PROBLEM TO WORK ON
Select the lines of the records containing the word "that" and list them.

** Start of RECORDS **

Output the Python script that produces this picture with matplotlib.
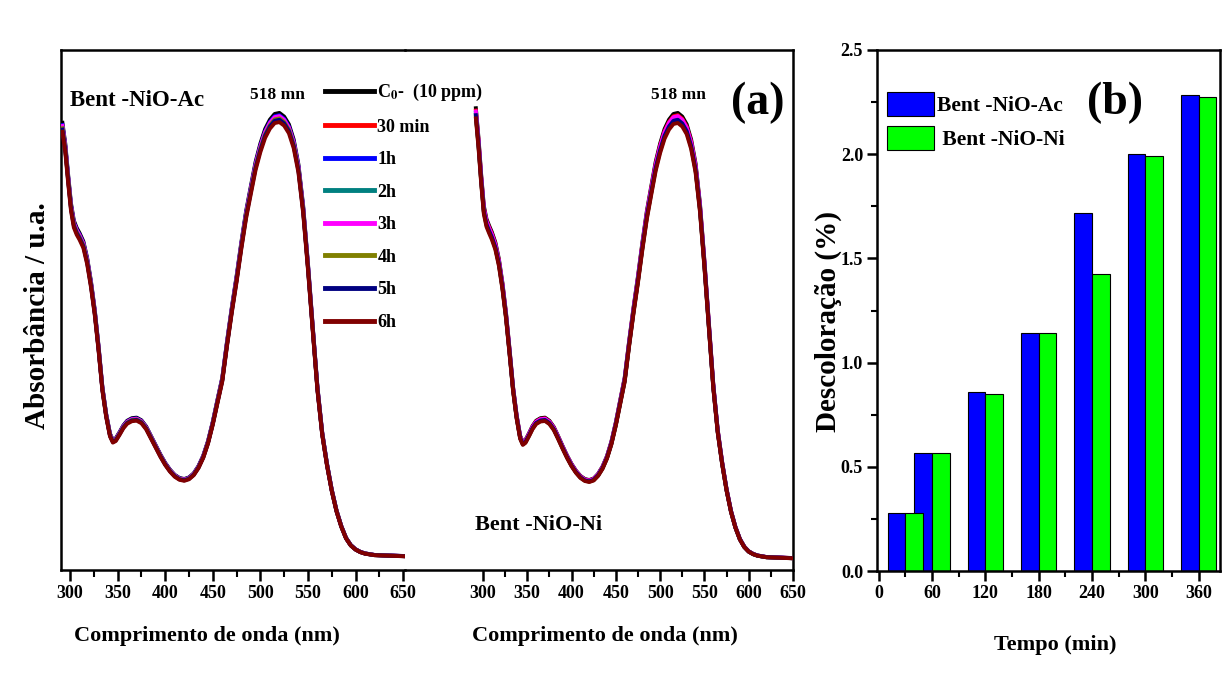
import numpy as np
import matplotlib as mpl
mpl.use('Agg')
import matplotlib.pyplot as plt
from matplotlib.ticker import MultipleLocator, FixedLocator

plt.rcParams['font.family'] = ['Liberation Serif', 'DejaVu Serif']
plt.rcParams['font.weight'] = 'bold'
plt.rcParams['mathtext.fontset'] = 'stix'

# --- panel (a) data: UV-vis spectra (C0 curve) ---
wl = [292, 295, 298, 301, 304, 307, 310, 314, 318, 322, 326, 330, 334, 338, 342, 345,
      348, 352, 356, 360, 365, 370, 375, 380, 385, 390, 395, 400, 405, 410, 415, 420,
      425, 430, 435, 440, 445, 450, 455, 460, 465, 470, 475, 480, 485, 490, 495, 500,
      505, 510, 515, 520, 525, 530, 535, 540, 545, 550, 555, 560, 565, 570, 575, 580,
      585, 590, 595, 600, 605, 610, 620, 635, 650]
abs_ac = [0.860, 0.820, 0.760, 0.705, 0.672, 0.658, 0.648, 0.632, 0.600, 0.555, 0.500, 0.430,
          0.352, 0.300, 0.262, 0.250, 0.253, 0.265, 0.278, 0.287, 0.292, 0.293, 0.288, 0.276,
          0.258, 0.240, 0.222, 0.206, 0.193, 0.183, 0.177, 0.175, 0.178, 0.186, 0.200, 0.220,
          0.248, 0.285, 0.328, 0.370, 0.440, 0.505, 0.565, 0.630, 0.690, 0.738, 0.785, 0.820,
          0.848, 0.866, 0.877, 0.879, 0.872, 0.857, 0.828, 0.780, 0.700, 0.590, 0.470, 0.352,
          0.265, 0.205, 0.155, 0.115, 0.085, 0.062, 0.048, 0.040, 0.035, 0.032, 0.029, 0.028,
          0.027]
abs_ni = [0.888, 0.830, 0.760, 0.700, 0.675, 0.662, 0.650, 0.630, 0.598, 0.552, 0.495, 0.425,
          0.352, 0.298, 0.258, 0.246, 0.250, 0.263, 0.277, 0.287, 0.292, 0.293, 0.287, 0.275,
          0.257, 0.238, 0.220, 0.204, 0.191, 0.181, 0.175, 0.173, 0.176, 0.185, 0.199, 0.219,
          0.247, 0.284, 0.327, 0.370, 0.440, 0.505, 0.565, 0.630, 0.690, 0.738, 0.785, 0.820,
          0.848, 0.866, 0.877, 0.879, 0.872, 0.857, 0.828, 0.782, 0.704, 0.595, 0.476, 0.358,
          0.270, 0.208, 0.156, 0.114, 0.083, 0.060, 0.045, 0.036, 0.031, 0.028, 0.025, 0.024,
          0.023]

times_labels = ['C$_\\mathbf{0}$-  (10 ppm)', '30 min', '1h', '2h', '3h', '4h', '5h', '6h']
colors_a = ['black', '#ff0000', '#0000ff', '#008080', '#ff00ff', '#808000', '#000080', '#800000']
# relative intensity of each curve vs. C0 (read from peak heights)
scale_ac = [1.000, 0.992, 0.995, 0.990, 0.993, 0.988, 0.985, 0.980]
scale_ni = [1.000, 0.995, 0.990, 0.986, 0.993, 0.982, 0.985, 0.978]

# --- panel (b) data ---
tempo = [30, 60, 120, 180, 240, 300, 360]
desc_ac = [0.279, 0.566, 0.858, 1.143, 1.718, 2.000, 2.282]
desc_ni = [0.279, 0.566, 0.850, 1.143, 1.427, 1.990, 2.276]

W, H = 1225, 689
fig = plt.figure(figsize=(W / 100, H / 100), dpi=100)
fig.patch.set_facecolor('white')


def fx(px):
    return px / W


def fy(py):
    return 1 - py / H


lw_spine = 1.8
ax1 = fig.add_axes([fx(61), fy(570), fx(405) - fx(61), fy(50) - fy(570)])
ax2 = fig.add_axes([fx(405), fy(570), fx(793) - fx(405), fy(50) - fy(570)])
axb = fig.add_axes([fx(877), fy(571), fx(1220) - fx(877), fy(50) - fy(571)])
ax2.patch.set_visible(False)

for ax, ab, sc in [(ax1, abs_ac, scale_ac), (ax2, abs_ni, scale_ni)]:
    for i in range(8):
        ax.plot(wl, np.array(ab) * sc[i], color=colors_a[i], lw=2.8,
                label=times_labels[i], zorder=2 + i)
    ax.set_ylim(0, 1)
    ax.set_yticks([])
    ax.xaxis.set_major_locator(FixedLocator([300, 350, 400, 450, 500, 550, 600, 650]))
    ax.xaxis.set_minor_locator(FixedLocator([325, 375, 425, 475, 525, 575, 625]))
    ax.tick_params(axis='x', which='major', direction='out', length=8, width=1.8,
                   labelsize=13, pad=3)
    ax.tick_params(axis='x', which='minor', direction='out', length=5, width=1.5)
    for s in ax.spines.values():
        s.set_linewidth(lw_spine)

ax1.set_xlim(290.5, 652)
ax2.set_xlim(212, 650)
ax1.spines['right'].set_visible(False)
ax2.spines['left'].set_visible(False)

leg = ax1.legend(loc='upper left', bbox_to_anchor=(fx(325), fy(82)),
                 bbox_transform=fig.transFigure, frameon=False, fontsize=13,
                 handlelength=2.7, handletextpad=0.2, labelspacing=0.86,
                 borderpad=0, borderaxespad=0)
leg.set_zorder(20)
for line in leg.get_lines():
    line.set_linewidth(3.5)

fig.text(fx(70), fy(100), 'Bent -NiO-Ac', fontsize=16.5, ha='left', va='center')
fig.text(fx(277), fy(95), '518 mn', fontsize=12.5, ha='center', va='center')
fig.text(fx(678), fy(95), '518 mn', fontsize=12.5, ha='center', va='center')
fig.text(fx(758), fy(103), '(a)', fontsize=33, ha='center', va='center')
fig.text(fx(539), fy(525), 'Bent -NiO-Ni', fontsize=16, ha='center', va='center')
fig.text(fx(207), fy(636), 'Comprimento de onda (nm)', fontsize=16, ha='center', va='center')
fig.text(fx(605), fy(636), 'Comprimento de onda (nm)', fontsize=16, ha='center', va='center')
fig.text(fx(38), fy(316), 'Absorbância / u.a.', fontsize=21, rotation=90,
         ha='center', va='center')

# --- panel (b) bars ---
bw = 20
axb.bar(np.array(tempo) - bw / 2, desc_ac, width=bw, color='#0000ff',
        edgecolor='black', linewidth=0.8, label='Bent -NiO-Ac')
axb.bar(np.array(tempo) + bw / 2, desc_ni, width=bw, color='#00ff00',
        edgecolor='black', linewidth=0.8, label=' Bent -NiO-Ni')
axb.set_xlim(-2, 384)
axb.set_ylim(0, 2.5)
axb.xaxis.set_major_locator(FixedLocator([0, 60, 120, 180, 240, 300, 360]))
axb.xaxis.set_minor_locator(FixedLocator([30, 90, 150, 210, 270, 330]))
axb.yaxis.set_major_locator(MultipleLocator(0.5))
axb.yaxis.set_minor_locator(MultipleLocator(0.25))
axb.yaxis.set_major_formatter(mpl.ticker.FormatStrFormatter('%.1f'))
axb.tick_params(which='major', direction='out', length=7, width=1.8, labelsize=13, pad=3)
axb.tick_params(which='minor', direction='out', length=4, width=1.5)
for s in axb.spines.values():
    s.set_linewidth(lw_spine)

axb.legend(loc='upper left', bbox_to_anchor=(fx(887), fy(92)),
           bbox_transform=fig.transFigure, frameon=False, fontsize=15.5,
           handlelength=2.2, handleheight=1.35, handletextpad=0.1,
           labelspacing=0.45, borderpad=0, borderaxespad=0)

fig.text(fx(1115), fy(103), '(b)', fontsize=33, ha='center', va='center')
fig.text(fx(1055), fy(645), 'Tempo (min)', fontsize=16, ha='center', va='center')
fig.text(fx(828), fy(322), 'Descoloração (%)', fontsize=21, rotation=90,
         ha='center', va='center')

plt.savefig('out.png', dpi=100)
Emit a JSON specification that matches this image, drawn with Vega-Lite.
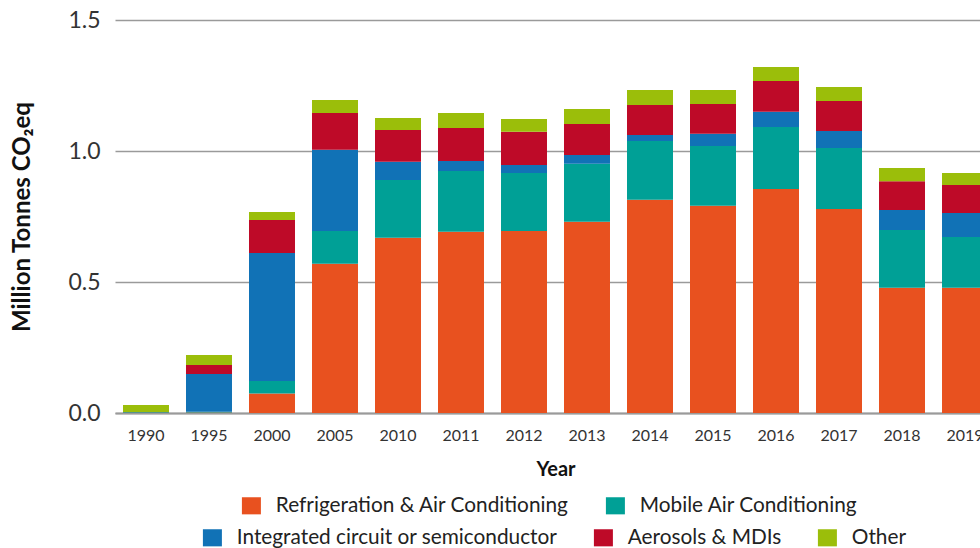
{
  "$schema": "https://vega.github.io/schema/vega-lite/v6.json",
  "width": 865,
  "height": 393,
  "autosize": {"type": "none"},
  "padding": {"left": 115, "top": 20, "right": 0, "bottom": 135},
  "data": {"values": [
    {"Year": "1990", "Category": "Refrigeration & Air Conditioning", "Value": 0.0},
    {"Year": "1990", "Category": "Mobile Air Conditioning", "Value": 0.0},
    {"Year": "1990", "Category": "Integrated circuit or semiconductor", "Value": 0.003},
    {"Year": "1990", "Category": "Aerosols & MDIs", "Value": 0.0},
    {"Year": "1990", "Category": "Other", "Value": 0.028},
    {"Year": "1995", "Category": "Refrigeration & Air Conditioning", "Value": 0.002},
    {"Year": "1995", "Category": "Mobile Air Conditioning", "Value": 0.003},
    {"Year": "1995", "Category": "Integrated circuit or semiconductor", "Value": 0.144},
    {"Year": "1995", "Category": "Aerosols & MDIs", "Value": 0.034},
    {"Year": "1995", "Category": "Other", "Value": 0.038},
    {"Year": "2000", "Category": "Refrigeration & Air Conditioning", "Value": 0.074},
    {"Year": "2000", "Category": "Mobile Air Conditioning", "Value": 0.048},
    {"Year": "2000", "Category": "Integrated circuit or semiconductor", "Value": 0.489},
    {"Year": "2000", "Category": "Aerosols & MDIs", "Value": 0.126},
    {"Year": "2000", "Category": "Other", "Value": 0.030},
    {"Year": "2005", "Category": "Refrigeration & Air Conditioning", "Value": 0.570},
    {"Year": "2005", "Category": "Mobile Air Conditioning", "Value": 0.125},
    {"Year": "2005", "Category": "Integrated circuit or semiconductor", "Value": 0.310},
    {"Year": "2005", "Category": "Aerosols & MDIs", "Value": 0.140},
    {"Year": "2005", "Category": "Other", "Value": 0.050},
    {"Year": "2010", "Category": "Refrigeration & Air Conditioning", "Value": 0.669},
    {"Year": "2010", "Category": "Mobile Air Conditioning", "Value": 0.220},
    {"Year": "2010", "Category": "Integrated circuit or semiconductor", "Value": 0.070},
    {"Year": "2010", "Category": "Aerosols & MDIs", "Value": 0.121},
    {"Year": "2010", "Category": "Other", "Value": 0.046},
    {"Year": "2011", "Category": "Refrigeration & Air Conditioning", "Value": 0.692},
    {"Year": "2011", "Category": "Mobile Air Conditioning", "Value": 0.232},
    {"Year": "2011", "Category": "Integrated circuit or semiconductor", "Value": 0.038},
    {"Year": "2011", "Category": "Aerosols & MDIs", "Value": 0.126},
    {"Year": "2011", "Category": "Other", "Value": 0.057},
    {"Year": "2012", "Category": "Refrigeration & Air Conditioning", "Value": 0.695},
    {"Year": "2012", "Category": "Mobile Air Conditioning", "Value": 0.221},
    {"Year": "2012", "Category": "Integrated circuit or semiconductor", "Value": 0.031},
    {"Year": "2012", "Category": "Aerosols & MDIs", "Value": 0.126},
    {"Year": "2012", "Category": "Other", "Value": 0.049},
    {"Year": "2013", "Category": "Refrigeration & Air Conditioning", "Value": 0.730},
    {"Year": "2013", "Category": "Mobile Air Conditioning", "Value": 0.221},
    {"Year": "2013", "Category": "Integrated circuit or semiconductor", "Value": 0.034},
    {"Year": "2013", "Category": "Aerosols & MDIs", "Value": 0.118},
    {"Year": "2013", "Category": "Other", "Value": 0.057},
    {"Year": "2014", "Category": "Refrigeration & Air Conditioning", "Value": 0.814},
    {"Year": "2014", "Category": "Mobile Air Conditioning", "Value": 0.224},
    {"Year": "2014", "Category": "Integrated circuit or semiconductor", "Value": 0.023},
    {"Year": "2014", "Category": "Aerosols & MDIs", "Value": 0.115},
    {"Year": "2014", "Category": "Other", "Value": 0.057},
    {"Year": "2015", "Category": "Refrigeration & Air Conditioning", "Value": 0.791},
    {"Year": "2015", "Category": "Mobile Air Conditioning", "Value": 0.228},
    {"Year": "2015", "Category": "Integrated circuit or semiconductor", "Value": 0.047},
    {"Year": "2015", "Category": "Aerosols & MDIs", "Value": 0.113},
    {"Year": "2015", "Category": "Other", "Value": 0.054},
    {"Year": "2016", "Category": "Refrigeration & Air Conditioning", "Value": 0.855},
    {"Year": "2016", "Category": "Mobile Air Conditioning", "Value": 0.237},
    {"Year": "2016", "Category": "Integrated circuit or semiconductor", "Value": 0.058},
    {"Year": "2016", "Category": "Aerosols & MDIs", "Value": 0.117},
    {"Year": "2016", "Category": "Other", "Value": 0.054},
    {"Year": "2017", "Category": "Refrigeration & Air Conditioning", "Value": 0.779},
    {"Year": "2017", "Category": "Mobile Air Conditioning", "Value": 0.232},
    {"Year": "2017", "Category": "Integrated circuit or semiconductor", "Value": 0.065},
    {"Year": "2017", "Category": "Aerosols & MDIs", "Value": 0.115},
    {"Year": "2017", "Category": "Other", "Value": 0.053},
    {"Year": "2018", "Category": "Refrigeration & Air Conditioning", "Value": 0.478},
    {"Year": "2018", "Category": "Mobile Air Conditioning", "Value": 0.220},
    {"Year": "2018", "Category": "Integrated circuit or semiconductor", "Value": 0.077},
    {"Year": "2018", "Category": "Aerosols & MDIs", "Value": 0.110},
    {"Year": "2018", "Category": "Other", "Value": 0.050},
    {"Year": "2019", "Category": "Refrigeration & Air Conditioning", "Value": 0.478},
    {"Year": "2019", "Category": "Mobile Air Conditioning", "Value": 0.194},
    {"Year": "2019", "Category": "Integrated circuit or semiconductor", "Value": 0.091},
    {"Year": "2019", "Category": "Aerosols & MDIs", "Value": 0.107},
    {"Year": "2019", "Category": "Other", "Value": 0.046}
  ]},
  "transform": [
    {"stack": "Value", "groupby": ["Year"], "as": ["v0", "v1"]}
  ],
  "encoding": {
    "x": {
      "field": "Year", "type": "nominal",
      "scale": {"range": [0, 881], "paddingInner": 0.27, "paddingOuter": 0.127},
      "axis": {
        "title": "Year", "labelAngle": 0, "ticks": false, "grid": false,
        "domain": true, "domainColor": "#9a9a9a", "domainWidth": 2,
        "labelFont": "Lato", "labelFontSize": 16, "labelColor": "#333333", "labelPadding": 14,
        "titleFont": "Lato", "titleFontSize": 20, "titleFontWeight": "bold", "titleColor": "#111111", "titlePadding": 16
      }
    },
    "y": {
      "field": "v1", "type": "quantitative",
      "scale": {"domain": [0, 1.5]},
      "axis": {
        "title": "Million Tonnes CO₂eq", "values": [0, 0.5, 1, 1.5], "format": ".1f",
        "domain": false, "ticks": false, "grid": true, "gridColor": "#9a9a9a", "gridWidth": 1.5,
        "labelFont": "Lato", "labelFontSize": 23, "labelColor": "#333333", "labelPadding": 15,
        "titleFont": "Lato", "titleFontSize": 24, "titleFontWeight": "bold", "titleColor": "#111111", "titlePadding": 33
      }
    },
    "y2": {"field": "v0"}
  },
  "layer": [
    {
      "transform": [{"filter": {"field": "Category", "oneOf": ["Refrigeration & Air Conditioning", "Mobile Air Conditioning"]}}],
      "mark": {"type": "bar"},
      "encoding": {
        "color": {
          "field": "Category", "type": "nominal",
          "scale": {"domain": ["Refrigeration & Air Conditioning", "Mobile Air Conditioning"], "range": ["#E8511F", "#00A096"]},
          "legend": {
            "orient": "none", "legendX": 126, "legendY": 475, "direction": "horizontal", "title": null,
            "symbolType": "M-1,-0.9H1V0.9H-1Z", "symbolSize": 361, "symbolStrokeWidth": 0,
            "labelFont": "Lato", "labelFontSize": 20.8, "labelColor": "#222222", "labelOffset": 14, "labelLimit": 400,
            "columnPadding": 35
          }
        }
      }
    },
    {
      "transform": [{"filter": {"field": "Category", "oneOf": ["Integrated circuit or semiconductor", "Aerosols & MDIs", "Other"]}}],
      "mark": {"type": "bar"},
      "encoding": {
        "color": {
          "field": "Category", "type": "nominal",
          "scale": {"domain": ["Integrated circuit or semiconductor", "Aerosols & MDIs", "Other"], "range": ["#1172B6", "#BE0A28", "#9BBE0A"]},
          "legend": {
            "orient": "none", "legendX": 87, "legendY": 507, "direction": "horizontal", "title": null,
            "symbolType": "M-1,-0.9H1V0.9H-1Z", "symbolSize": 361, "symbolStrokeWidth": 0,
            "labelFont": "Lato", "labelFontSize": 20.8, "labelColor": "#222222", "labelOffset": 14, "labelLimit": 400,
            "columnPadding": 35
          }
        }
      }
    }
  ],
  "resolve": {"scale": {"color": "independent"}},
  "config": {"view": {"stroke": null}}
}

** End of RECORDS **

OUTPUT FOR THIS TASK
Output the Python script that produces this picture with matplotlib.
Emit a JSON specification that matches this image, drawn with Vega-Lite.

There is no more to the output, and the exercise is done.